The expression of God’s total self-giving love takes a human form, the form of a human body. This means we hit a double jackpot – not only do we glimpse the inner life of the Trinity through Jesus’ total gift of self on the cross, but we also glimpse the fullness of meaning of the human body and our embodiment. We are given the gift (not the curse!) of our bodies because it is only through the body that we can make a total gift of self in love.

Would you humor me by reading that sentence again: It is only through the body that we can make a total gift of self in love. This is one reason why St. John Paul II repeatedly quotes a passage from the Second Vatican Council that says, “Christ…fully reveals man to man himself and makes his supreme calling clear” (GS 22). This quote is but another way of saying that Jesus Christ reveals not only the inner life of the Trinity, but the full truth about the human person and our embodiment.

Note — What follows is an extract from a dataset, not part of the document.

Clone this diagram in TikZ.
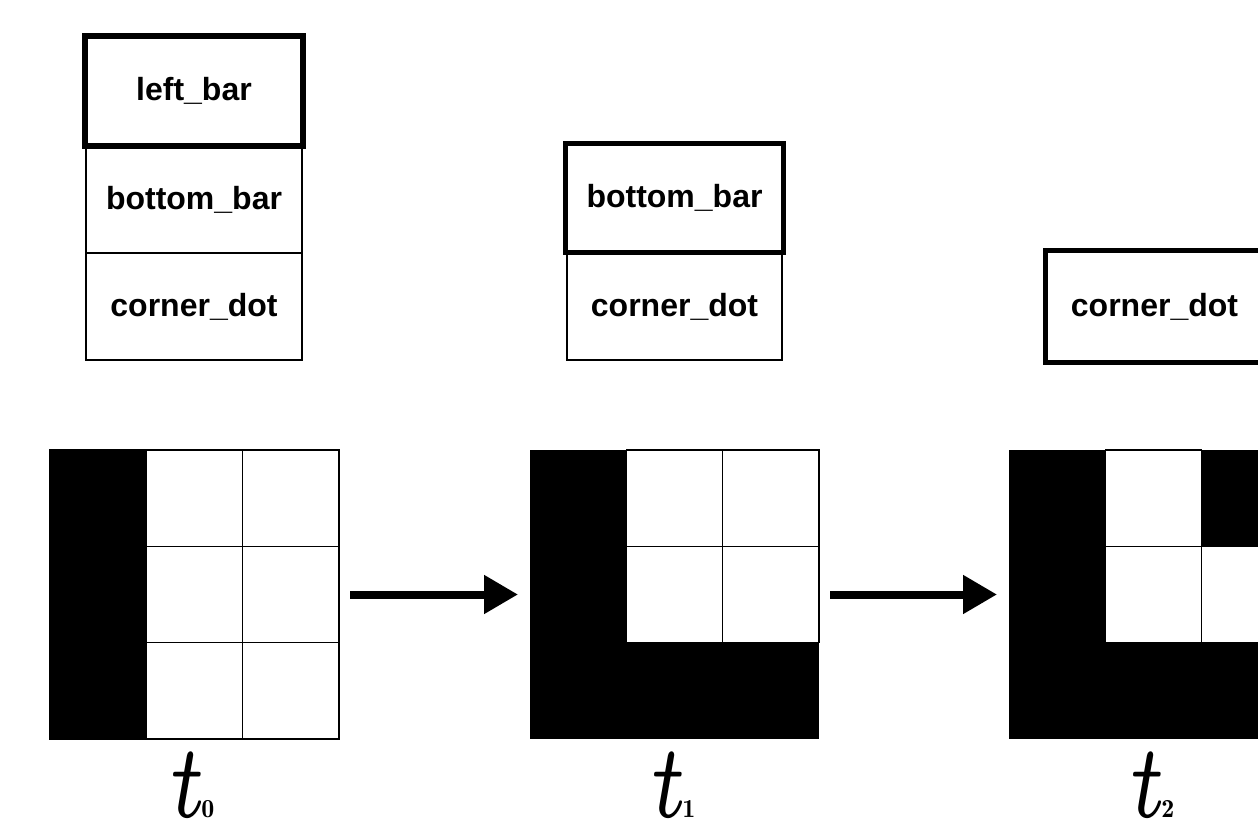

We are not created for our souls to escape from the prison of our bodies and finally be free! This is the teaching of Plato, not Jesus Christ. Jesus Christ on the cross and in the Eucharist reveals that we are created to make a total gift of self in love through our bodies. The body is never left behind as if it were merely a temporary vessel. Even Jesus didn’t leave his body behind; it was raised from the dead and glorified for all eternity. So, too, our bodies in the shape of their masculinity and femininity and our call to “mirror in the world the communion of love that is in God” (MD, no. 7) are not temporary, but permanent. Our masculine and feminine bodies carry within them a symbolic dimension – to reveal the inscrutable mystery of the inner life of the Trinity. Or, put beautifully and bluntly: your body reveals God!

So this week, buy a Total box, put it in your living room and ponder the inscrutable mystery of Trinitarian Love and the capacity of your body to reveal a Trinitarian God through a total gift of self in love.